What is the DMCC FZCO suffix change and what was the deadline?

DMCC replaced the legacy DMCC company suffix with FZCO for companies and FZ Branch for branches. New companies have used FZCO since 2 January 2025, and existing members had until 30 June 2026 to update. The change is free through the DMCC portal, but your bank records, contracts, tax records and letterheads all need to reflect the new name.

Can a UAE free zone company move to the mainland without liquidation?

Yes. Federal Decree-Law No. 20 of 2025 introduced Article 15 bis into the Commercial Companies Law, creating a statutory redomiciliation mechanism. A company can transfer its registration between authorities, including free zone to mainland, while keeping its legal identity, contracts and history. Approvals from both authorities and a special resolution are required, and implementing procedures are still being finalised.

When does e-invoicing become mandatory in the UAE?

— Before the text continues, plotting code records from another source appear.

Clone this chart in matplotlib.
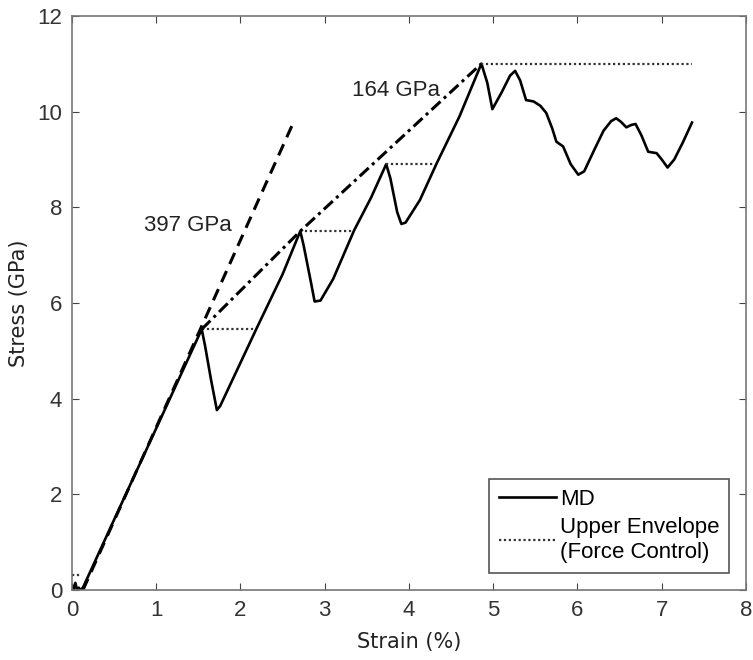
import numpy as np
import matplotlib.pyplot as plt

# MD stress-strain curve (strain in %, stress in GPa)
md_strain = [0.00, 0.02, 0.04, 0.06, 0.08, 0.10, 0.13, 0.50, 1.00, 1.54,
             1.58, 1.65, 1.72, 1.76, 2.00, 2.20, 2.50, 2.71,
             2.75, 2.84, 2.88, 2.95, 3.10, 3.35, 3.55, 3.73,
             3.78, 3.86, 3.91, 3.96, 4.13, 4.33, 4.60, 4.86,
             4.93, 4.99, 5.10, 5.20, 5.26, 5.32, 5.39, 5.48, 5.56, 5.63,
             5.70, 5.75, 5.83, 5.92, 6.01, 6.08, 6.20, 6.31, 6.40, 6.46,
             6.52, 6.58, 6.64, 6.69, 6.76, 6.84, 6.94, 7.00, 7.07, 7.15,
             7.25, 7.36]
md_stress = [0.10, 0.02, 0.15, 0.00, 0.05, 0.00, 0.05, 1.47, 3.38, 5.45,
             5.10, 4.40, 3.76, 3.85, 4.75, 5.50, 6.60, 7.50,
             7.20, 6.40, 6.03, 6.05, 6.50, 7.52, 8.20, 8.90,
             8.60, 7.90, 7.65, 7.68, 8.15, 8.92, 9.90, 11.00,
             10.60, 10.05, 10.40, 10.75, 10.85, 10.65, 10.24, 10.21, 10.12, 9.97,
             9.65, 9.37, 9.27, 8.90, 8.68, 8.75, 9.20, 9.60, 9.80, 9.86,
             9.78, 9.67, 9.72, 9.74, 9.50, 9.16, 9.13, 9.00, 8.83, 9.00,
             9.35, 9.77]

# upper envelope (force control): horizontal plateaus
env_y = [0.31, 5.45, 7.50, 8.90, 11.00]
env_x0 = [0.00, 1.54, 2.71, 3.73, 4.86]
env_x1 = [0.10, 2.17, 3.35, 4.30, 7.36]

# slope guide lines
steep_x = [0.13, 2.61]
steep_y = [0.00, 9.70]
secant_x = [1.54, 2.71, 4.86]
secant_y = [5.45, 7.50, 11.00]

fig = plt.figure(figsize=(7.53, 6.60), dpi=100)
ax = fig.add_axes([0.0956, 0.106, 0.895, 0.870])

ax.plot(md_strain, md_stress, color='black', lw=1.9, label='MD')
for i in range(len(env_y)):
    ax.plot([env_x0[i], env_x1[i]], [env_y[i], env_y[i]], color='#333333',
            lw=1.6, ls=(0, (1, 1.2)),
            label='Upper Envelope\n(Force Control)' if i == 0 else None)
ax.plot(steep_x, steep_y, color='black', lw=2.2, ls=(0, (4, 2.5)))
ax.plot(secant_x, secant_y, color='black', lw=2.2, ls=(0, (4, 1.5, 1, 1.5)))

ax.text(0.86, 7.61, '397 GPa', fontsize=16, family='Liberation Sans',
        va='center', color='#222222')
ax.text(3.32, 10.45, '164 GPa', fontsize=16, family='Liberation Sans',
        va='center', color='#222222')

ax.set_xlim(0, 8)
ax.set_ylim(0, 12)
ax.set_xticks(range(0, 9))
ax.set_yticks(range(0, 13, 2))
ax.tick_params(direction='in', top=True, right=True, length=5,
               labelsize=16, colors='#444444', labelcolor='#333333', pad=7)
for lab in ax.get_xticklabels() + ax.get_yticklabels():
    lab.set_family('Liberation Sans')
for sp in ax.spines.values():
    sp.set_color('#777777')
    sp.set_linewidth(1.2)

ax.set_xlabel('Strain (%)', fontsize=15, color='#222222', labelpad=8)
ax.set_ylabel('Stress (GPa)', fontsize=15, color='#222222', labelpad=6)

leg = ax.legend(loc='lower right', prop={'family': 'Liberation Sans', 'size': 16},
                fancybox=False, edgecolor='#555555', framealpha=1,
                handlelength=2.6, handletextpad=0.15, borderpad=0.45,
                labelspacing=0.3, borderaxespad=0.75)
leg.get_frame().set_linewidth(1.2)
for t in leg.get_texts():
    t.set_linespacing(1.3)

fig.savefig('out.png', dpi=100)
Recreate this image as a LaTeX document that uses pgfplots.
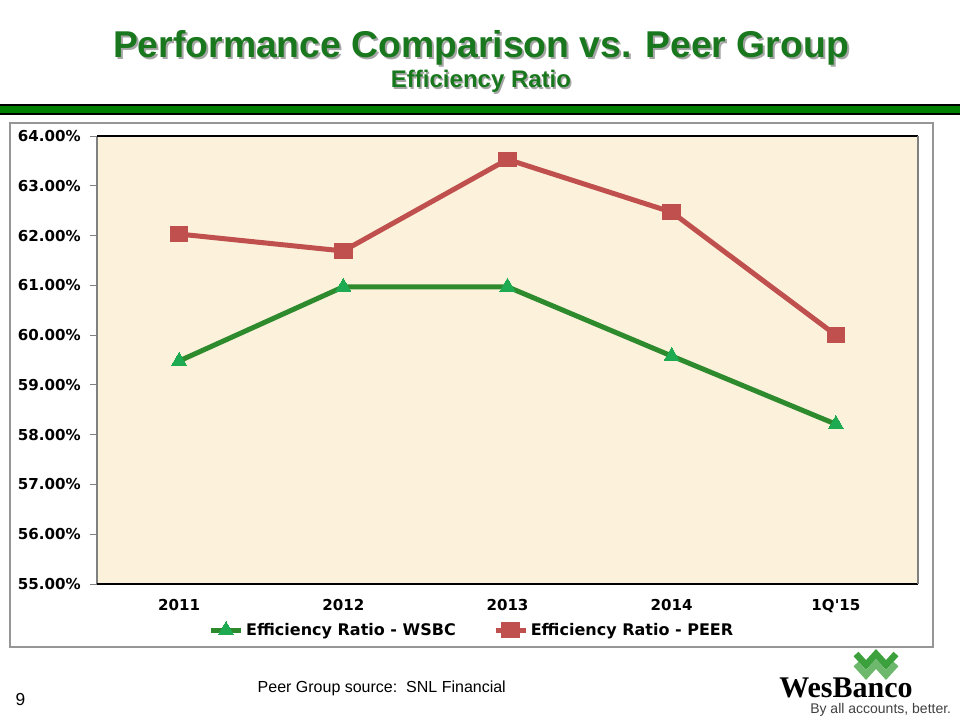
\documentclass[border=0pt]{standalone}
\usepackage{fontspec}
\usepackage{pgfplots}
\pgfplotsset{compat=1.18}
\setmainfont{Liberation Sans}
\newfontfamily\dv{DejaVu Sans}
\newfontfamily\lserif{Liberation Serif}
\definecolor{titlegreen}{RGB}{25,120,30}
\definecolor{bargreen}{RGB}{0,128,0}
\definecolor{wsbcline}{RGB}{45,138,45}
\definecolor{wsbcmark}{RGB}{30,170,80}
\definecolor{peer}{RGB}{192,80,77}
\definecolor{parch}{RGB}{252,242,220}
\definecolor{framegray}{RGB}{150,150,150}
\definecolor{logogreen}{RGB}{60,160,60}
\begin{document}
\begin{tikzpicture}[x=0.75pt,y=0.75pt]
\useasboundingbox (0,0) rectangle (960,720);
% title with shadow
\node[anchor=base,text=gray!70,font=\bfseries\fontsize{28}{32}\selectfont] at (483,660) {Performance Comparison vs. Peer Group};
\node[anchor=base,text=titlegreen,font=\bfseries\fontsize{28}{32}\selectfont] at (481,662) {Performance Comparison vs. Peer Group};
\node[anchor=base,text=gray!70,font=\bfseries\fontsize{18}{22}\selectfont] at (482.5,630.5) {Efficiency Ratio};
\node[anchor=base,text=titlegreen,font=\bfseries\fontsize{18}{22}\selectfont] at (481,632) {Efficiency Ratio};
% green bar
\fill[bargreen,draw=black,line width=0.9pt] (-2,606) rectangle (962,615);
% outer frame
\draw[framegray,line width=1.4pt] (10,597) rectangle (933,73);
\begin{axis}[
  at={(72.75pt,102pt)}, anchor=south west,
  scale only axis, width=615.75pt, height=336pt,
  xmin=-0.5, xmax=4.5, ymin=55, ymax=64,
  xtick={0,1,2,3,4},
  xticklabels={2011,2012,2013,2014,1Q'15},
  ytick={55,56,...,64},
  yticklabel={\pgfmathprintnumber[fixed,fixed zerofill,precision=2]{\tick}\%},
  /pgf/number format/assume math mode=true,
  ticklabel style={font=\dv\bfseries\fontsize{11.3}{13}\selectfont},
  yticklabel style={xshift=-3.5pt},
  xticklabel style={yshift=-2.5pt},
  tick align=outside,
  major tick length=5.25pt,
  ytick style={draw=gray,line width=0.6pt},
  xtick style={draw=none},
  axis y line*=left,
  axis line style={draw=gray,line width=0.8pt},
  axis background/.style={fill=parch},
  clip=false,
  legend columns=2,
  legend style={at={(0.457,-0.103)},anchor=center,draw=none,fill=none,
     font=\dv\bfseries\fontsize{12}{14}\selectfont,
     /tikz/every even column/.append style={column sep=26pt}},
  legend image code/.code={\draw[mark repeat=2,mark phase=2,#1] plot coordinates {(0pt,0pt) (11.25pt,0pt) (22.5pt,0pt)};},
]
\addplot[wsbcline,line width=3.75pt,mark=triangle*,mark size=6.5pt,
  mark options={solid,fill=wsbcmark,draw=wsbcmark,line width=0pt}]
  coordinates {(0,59.48) (1,60.97) (2,60.97) (3,59.58) (4,58.21)};
\addlegendentry{Efficiency Ratio - WSBC}
\addplot[peer,line width=3.75pt,mark=square*,mark size=5.5pt,
  mark options={solid,fill=peer,draw=peer,line width=0pt,xscale=1.2}]
  coordinates {(0,62.03) (1,61.69) (2,63.53) (3,62.47) (4,60.00)};
\addlegendentry{Efficiency Ratio - PEER}
\draw[black,line width=0.9pt] (rel axis cs:0,0) -- (rel axis cs:1,0);
\draw[black,line width=0.9pt] (rel axis cs:0,1) -- (rel axis cs:1,1);
\draw[gray,line width=0.8pt] (rel axis cs:1,0) -- (rel axis cs:1,1);
\end{axis}
% footer
\node[anchor=base west,font=\fontsize{13}{15}\selectfont] at (11,14) {9};
\node[anchor=base west,font=\fontsize{12}{14}\selectfont] at (253,27) {Peer Group\ source:\ \ SNL Financial};
% logo
\draw[logogreen,line width=5pt,line join=miter] (856,66) -- (866,55) -- (876,66) -- (886,55) -- (896,66);
\draw[logogreen!75!white,line width=5pt,line join=miter] (856,56) -- (866,45) -- (876,56) -- (886,45) -- (896,56);
\node[anchor=base west,inner sep=0pt,font=\lserif\bfseries\fontsize{22.5}{24}\selectfont] at (779,22) {WesBanco};
\node[anchor=base west,inner sep=0pt,text=black!75,font=\fontsize{10.5}{12}\selectfont] at (810,6) {By all accounts, better.};
\end{tikzpicture}
\end{document}
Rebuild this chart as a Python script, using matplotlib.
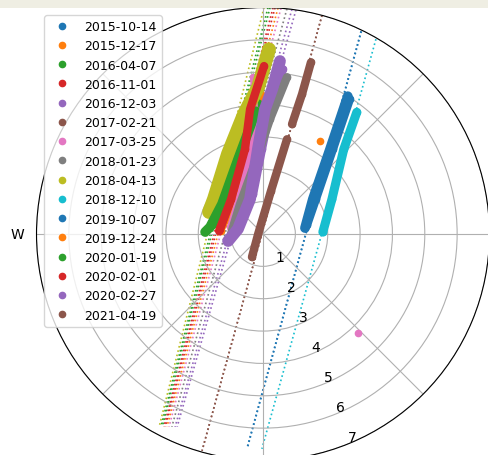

E-invoicing becomes mandatory on 1 January 2027, but the practical deadline is earlier: businesses must appoint an Accredited Service Provider by October 2026. Under Cabinet Decision 106/2025, failing to implement on time costs AED 5,000 per month of delay, and each late electronic invoice costs AED 100, capped at AED 5,000 per month.

What changed with WPS payroll rules?

Wages must now be paid by the 1st of each month for the previous month's work, and at least 85% of registered employees must be paid on time. Falling short triggers escalating enforcement, including freezes on new labour permits, so payroll cycles should be restructured to land before the deadline.

Does the new Civil Code affect my existing contracts?

Existing contracts remain governed by the prior rules. The new Civil Code applies to contracts signed on or after 1 June 2026, and to amendments and renewals of older contracts. Any templates you reuse for new signings should be reviewed against the new framework.